**Dataset extract:**
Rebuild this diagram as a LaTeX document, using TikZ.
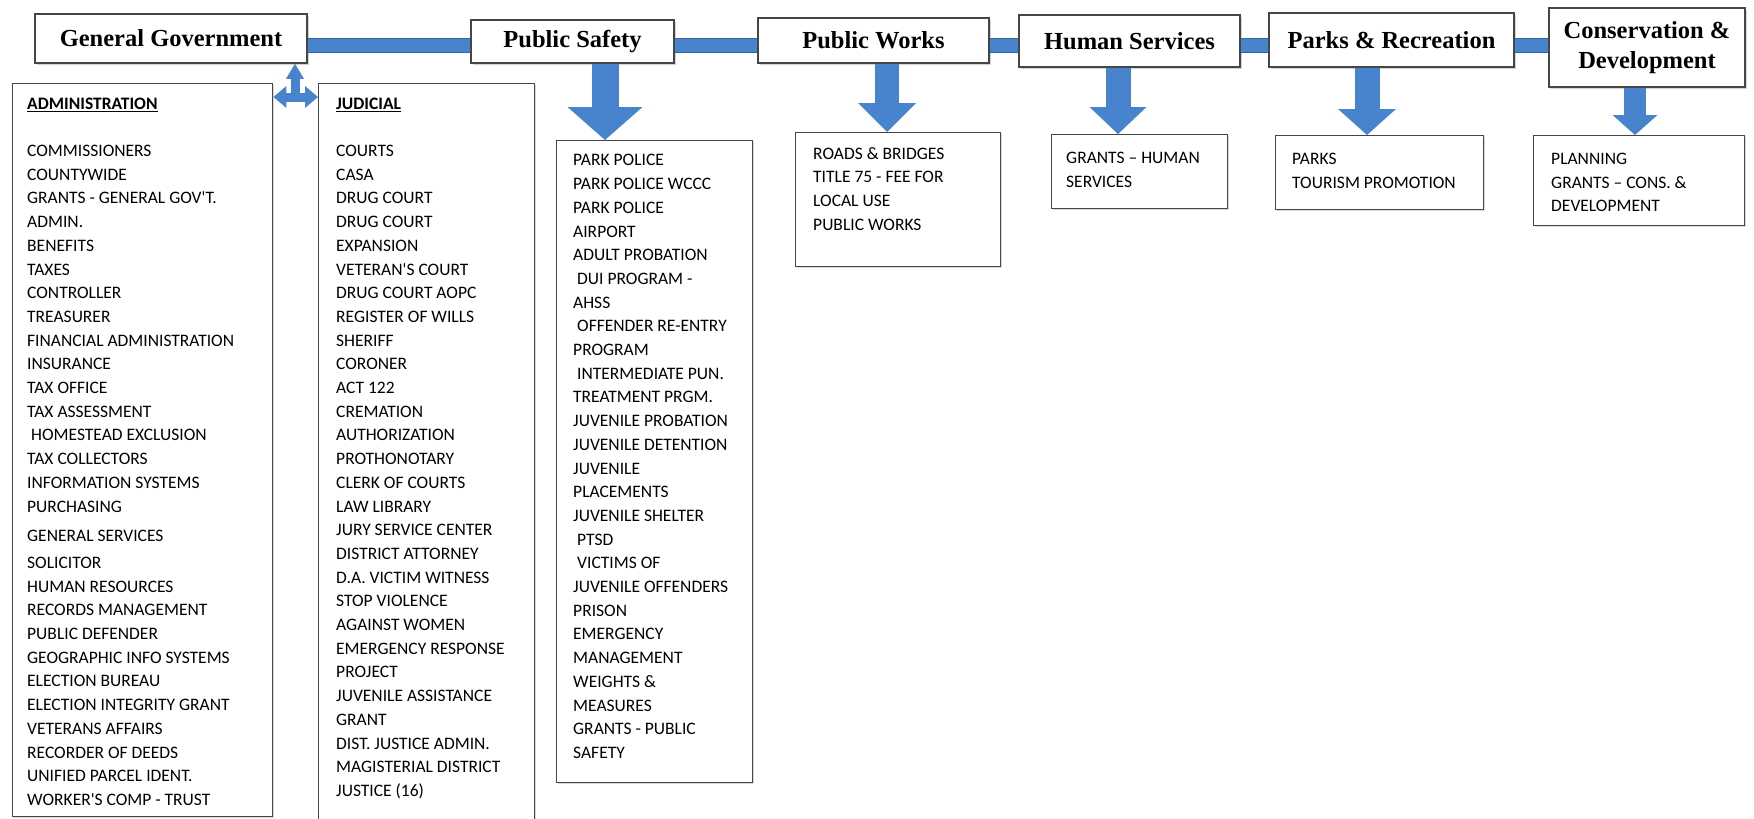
\documentclass[tikz,border=0pt]{standalone}
\usepackage{fontspec}
\setmainfont{Liberation Serif}
\newfontfamily\listfont{Carlito}
\usetikzlibrary{arrows.meta,shadows}

\definecolor{deptblue}{RGB}{72,132,205}
\definecolor{boxedge}{RGB}{70,70,70}

\tikzset{
  unit/.style={draw=boxedge, line width=1.6pt, fill=white, align=center, inner sep=0pt,
    font=\fontsize{24.5}{30}\selectfont\bfseries,
    drop shadow={shadow xshift=2pt, shadow yshift=-2pt, opacity=.35}},
  listbox/.style={draw=boxedge, line width=1.4pt, fill=white, anchor=north west,
    drop shadow={shadow xshift=1.5pt, shadow yshift=-1.5pt, opacity=.3}},
  listtext/.style={anchor=north west, inner sep=0pt, align=left,
    font=\listfont\fontsize{17.5}{23.7}\selectfont},
  bar/.style={draw=deptblue!75!black, line width=1pt, double=deptblue, double distance=13pt},
  link/.style={draw=deptblue, line width=9pt},
  drop/.style n args={3}{draw=deptblue, line width=#1,
    -{Triangle[width=#2, length=#3, line width=0pt]}}
}

\begin{document}
\begin{tikzpicture}[x=1pt, y=-1pt]
  \useasboundingbox (0,0) rectangle (1754,819);

  % departments
  \node[unit, minimum width=272pt, minimum height=49pt] (gg) at (171,38.5) {General Government};
  \node[unit, minimum width=203pt, minimum height=43pt] (ps) at (572.5,41.5) {Public Safety};
  \node[unit, minimum width=231pt, minimum height=45pt] (pw) at (873.5,40.5) {Public Works};
  \node[unit, minimum width=221pt, minimum height=52pt] (hs) at (1129.5,41) {Human Services};
  \node[unit, minimum width=245pt, minimum height=54pt] (pr) at (1391.5,40) {Parks \& Recreation};
  \node[unit, minimum width=196pt, minimum height=79pt] (cd) at (1647,47.5) {Conservation \&\\ Development};

  % offices
  \node[listbox, minimum width=260pt, minimum height=733pt] (admin) at (12,83) {};
  \node[listbox, minimum width=216pt, minimum height=750pt] (judicial) at (318,83) {};
  \node[listbox, minimum width=196pt, minimum height=642pt] (pslist) at (556,140) {};
  \node[listbox, minimum width=205pt, minimum height=134pt] (pwlist) at (795,132) {};
  \node[listbox, minimum width=176pt, minimum height=74pt] (hslist) at (1051,134) {};
  \node[listbox, minimum width=208pt, minimum height=74pt] (prlist) at (1275,135) {};
  \node[listbox, minimum width=211pt, minimum height=90pt] (cdlist) at (1533,135) {};

  \node[listtext] (admintext) at (27,97.5) {\underline{\textbf{ADMINISTRATION}}\\[23.7pt]
    COMMISSIONERS\\ COUNTYWIDE\\ GRANTS - GENERAL GOV'T.\\ ADMIN.\\ BENEFITS\\ TAXES\\
    CONTROLLER\\ TREASURER\\ FINANCIAL ADMINISTRATION\\ INSURANCE\\ TAX OFFICE\\
    TAX ASSESSMENT\\ \hspace*{4pt}HOMESTEAD EXCLUSION\\ TAX COLLECTORS\\
    INFORMATION SYSTEMS\\ PURCHASING\\[6pt] GENERAL SERVICES\\[3pt] SOLICITOR\\
    HUMAN RESOURCES\\ RECORDS MANAGEMENT\\ PUBLIC DEFENDER\\ GEOGRAPHIC INFO SYSTEMS\\
    ELECTION BUREAU\\ ELECTION INTEGRITY GRANT\\ VETERANS AFFAIRS\\ RECORDER OF DEEDS\\
    UNIFIED PARCEL IDENT.\\ WORKER'S COMP - TRUST};
  \node[listtext] (judicialtext) at (336,97.5) {\underline{\textbf{JUDICIAL}}\\[23.7pt]
    COURTS\\ CASA\\ DRUG COURT\\ DRUG COURT\\ EXPANSION\\ VETERAN'S COURT\\
    DRUG COURT AOPC\\ REGISTER OF WILLS\\ SHERIFF\\ CORONER\\ ACT 122\\ CREMATION\\
    AUTHORIZATION\\ PROTHONOTARY\\ CLERK OF COURTS\\ LAW LIBRARY\\ JURY SERVICE CENTER\\
    DISTRICT ATTORNEY\\ D.A. VICTIM WITNESS\\ STOP VIOLENCE\\ AGAINST WOMEN\\
    EMERGENCY RESPONSE\\ PROJECT\\ JUVENILE ASSISTANCE\\ GRANT\\ DIST. JUSTICE ADMIN.\\
    MAGISTERIAL DISTRICT\\ JUSTICE (16)};
  \node[listtext] (pstext) at (573,154.4) {PARK POLICE\\ PARK POLICE WCCC\\ PARK POLICE\\
    AIRPORT\\ ADULT PROBATION\\ \hspace*{4pt}DUI PROGRAM -\\ AHSS\\
    \hspace*{4pt}OFFENDER RE-ENTRY\\ PROGRAM\\ \hspace*{4pt}INTERMEDIATE PUN.\\
    TREATMENT PRGM.\\ JUVENILE PROBATION\\ JUVENILE DETENTION\\ JUVENILE\\ PLACEMENTS\\
    JUVENILE SHELTER\\ \hspace*{4pt}PTSD\\ \hspace*{4pt}VICTIMS OF\\ JUVENILE OFFENDERS\\
    PRISON\\ EMERGENCY\\ MANAGEMENT\\ WEIGHTS \&\\ MEASURES\\ GRANTS - PUBLIC\\ SAFETY};
  \node[listtext] (pwtext) at (813,147) {ROADS \& BRIDGES\\ TITLE 75 - FEE FOR\\
    LOCAL USE\\ PUBLIC WORKS};
  \node[listtext] (hstext) at (1066,152) {GRANTS – HUMAN\\ SERVICES};
  \node[listtext] (prtext) at (1292,153) {PARKS\\ TOURISM PROMOTION};
  \node[listtext] (cdtext) at (1551,153) {PLANNING\\ GRANTS – CONS. \&\\ DEVELOPMENT};

  % connectors
  \coordinate (barline) at (0,45);
  \draw[bar] (gg.east |- barline) -- (ps.west |- barline);
  \draw[bar] (ps.east |- barline) -- (pw.west |- barline);
  \draw[bar] (pw.east |- barline) -- (hs.west |- barline);
  \draw[bar] (hs.east |- barline) -- (pr.west |- barline);
  \draw[bar] (pr.east |- barline) -- (cd.west |- barline);

  \coordinate (junction) at (295,97);
  \draw[link, -{Triangle[width=18pt, length=15pt, line width=0pt]}] (junction) -- (junction |- gg.south);
  \draw[link, {Triangle[width=22pt, length=13pt, line width=0pt]}-{Triangle[width=22pt, length=13pt, line width=0pt]}]
    (admin.east |- junction) -- (judicial.west |- junction);

  \coordinate (psdrop) at (605,0);
  \coordinate (pwdrop) at (887,0);
  \coordinate (hsdrop) at (1118,0);
  \coordinate (prdrop) at (1367,0);
  \coordinate (cddrop) at (1635,0);
  \draw[drop={27pt}{75pt}{33pt}] (psdrop |- ps.south) -- (psdrop |- pslist.north);
  \draw[drop={24pt}{58pt}{29pt}] (pwdrop |- pw.south) -- (pwdrop |- pwlist.north);
  \draw[drop={25pt}{57pt}{27pt}] (hsdrop |- hs.south) -- (hsdrop |- hslist.north);
  \draw[drop={25pt}{58pt}{26pt}] (prdrop |- pr.south) -- (prdrop |- prlist.north);
  \draw[drop={22pt}{45pt}{20pt}] (cddrop |- cd.south) -- (cddrop |- cdlist.north);
\end{tikzpicture}
\end{document}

**Prompt:** The lines from the top of the data above through the one holding "width=196pt, minimum height=79pt]" are to be repeated exactly, and only those, with no pictures.

**Task output:**
Rebuild this diagram as a LaTeX document, using TikZ.
\documentclass[tikz,border=0pt]{standalone}
\usepackage{fontspec}
\setmainfont{Liberation Serif}
\newfontfamily\listfont{Carlito}
\usetikzlibrary{arrows.meta,shadows}

\definecolor{deptblue}{RGB}{72,132,205}
\definecolor{boxedge}{RGB}{70,70,70}

\tikzset{
  unit/.style={draw=boxedge, line width=1.6pt, fill=white, align=center, inner sep=0pt,
    font=\fontsize{24.5}{30}\selectfont\bfseries,
    drop shadow={shadow xshift=2pt, shadow yshift=-2pt, opacity=.35}},
  listbox/.style={draw=boxedge, line width=1.4pt, fill=white, anchor=north west,
    drop shadow={shadow xshift=1.5pt, shadow yshift=-1.5pt, opacity=.3}},
  listtext/.style={anchor=north west, inner sep=0pt, align=left,
    font=\listfont\fontsize{17.5}{23.7}\selectfont},
  bar/.style={draw=deptblue!75!black, line width=1pt, double=deptblue, double distance=13pt},
  link/.style={draw=deptblue, line width=9pt},
  drop/.style n args={3}{draw=deptblue, line width=#1,
    -{Triangle[width=#2, length=#3, line width=0pt]}}
}

\begin{document}
\begin{tikzpicture}[x=1pt, y=-1pt]
  \useasboundingbox (0,0) rectangle (1754,819);

  % departments
  \node[unit, minimum width=272pt, minimum height=49pt] (gg) at (171,38.5) {General Government};
  \node[unit, minimum width=203pt, minimum height=43pt] (ps) at (572.5,41.5) {Public Safety};
  \node[unit, minimum width=231pt, minimum height=45pt] (pw) at (873.5,40.5) {Public Works};
  \node[unit, minimum width=221pt, minimum height=52pt] (hs) at (1129.5,41) {Human Services};
  \node[unit, minimum width=245pt, minimum height=54pt] (pr) at (1391.5,40) {Parks \& Recreation};
  \node[unit, minimum width=196pt, minimum height=79pt] (cd) at (1647,47.5) {Conservation \&\\ Development};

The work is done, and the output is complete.